The Kathmandu valley’s unique syncretic religious tradition has a way of overwhelming the casual onlooker with its dense layers of imagery and symbolism. Isabella Tree’s new book gets to the heart of one of the valley’s central religious traditions — the cult of the Kumari, or the Living Goddess.

 

On the surface, the Kumari is a profound symbol of the recently-extinct royal tradition of the valley, a cultural detritus of the ‘last Hindu kingdom’. But  peel off the surface, and the cult reveals layers of meaning that lays it bare as a distinctly Buddhist tradition with a fascinating history. In brief, the cult involves the worship of a young pre-pubescent girl as the manifestation of the supreme feminine power (Shakti) that resides in the valley.
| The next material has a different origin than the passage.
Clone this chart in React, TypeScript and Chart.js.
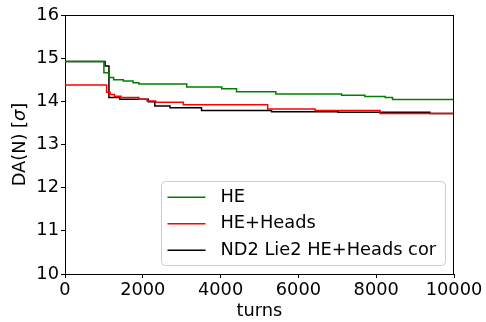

From some time towards the end of the 15th century, beginning in Bhaktapur, the three Malla kings of the valley started worshipping kumaris as the physical manifestation of their tutelary tantric goddess, Taleju. Hindu royal migrants to Nepal in the aftermath of the Muslim invasions of 12th century, the Mallas brought with them orthodox Hinduism, imposed the caste system on the predominantly Buddhist Newars of the valley and appropriated their practice of the worship of the tantric goddess Vajrayogini to legitimise their kingship over Nepala mandala.

 

The context of Tree’s obsession with the Kumari is revealed early in the book when, as a backpacking student in the early ’80s, she saw the Kumari give darshan from her window in the Kumari Chen (house) in Kathmandu’s Durbar Square. During her subsequent travels in the valley in the late ’90s and in the aftermath of the bloody royal massacre of 2001, Tree meticulously upturns every stone possible to get to the heart of the Kumari myth. She approaches her subject like a detective sniffing out clues and following leads. Focussed on Kathmandu but also involving visits to Patan, Bhaktapur and other sites in the valley associated with Kumari worship, Tree meets a vast array of people, both Hindu and Buddhist, over a decade of travels. The most striking people in the book, not surprisingly, are the women. These include many generations of Kumaris (a new kumari is chosen when the current incumbent has her first period), their mothers, sisters, grandmothers and the families that care for the goddesses. The goddesses are always chosen from the Buddhist ‘castes’ of Shakyas and Vajracharyas. Tree takes great pains to dispel — in part through the testimonies of the ex-kumaris themselves — many of the more spurious myths that have grown up around this tradition, especially in the eyes of western commentators. These testimonies also help deepen the reader’s understanding of the cultural basis of goddess worship not just in Nepal in particular, but also as a pan-subcontinental phenomenon.

 

As Tree’s investigation proceeds, the political situation in Nepal unravels under the despotic regime of King Gyanendra and the Maoist revolution. His ancestor, Prithvi Narayan Shah of Gorkha, had conquered the Kathmandu valley in 1768 through a mix of cunning strategising and destructive ferocity. In doing so, he had hastened the cultural marginalisation of the Newars and their brand of tantric Buddhism. At the other end of the spectrum lies Gyanendra’s hubris and the fall of the Shah kingship, the Living Goddess of Kathmandu playing a large role in both events. This curious parallelism adds to the drama of Tree’s tale.

 

Tree unearths a lot of fairly unknown facts about Buddhist traditions in the valley — derived largely from final efflorescence of Buddhism in medieval Bengal and Bihar — but sometimes fails to connect the dots. Her less-than-satisfactory grasp of the admittedly dense Vajrayana means that she doesn’t fully comprehend the fact that the Newar tradition of goddess worship is actually a form of religious ‘art’, the legendary Buddhist Upayaor ‘skill in means’ where mantras are employed in conjunction with the ritual use of fabrics, painting and music to visualise and inhabit the deity, be it the Buddha, Vajrayogini or Taleju, for mundane as well as spiritual ends. She also seems a little confused about the central Buddhist concepts of Pragya, Karuna and Upaya

 

However, this shouldn’t detract from the fact that this a great story, told with verve and great empathy by Tree. Many writers have been bewitched by the subcontinent’s goddess traditions and have gone on to write great books on them — Bill Aitken’s The Nanda Devi Affair springs to mind — and Tree’s The Living Goddess is a worthy addition. Too often do travellers look at a captivating cultural tradition and fail to investigate the deeper meanings behind the bright façade. Tree is an exception, and her book is all the richer for it.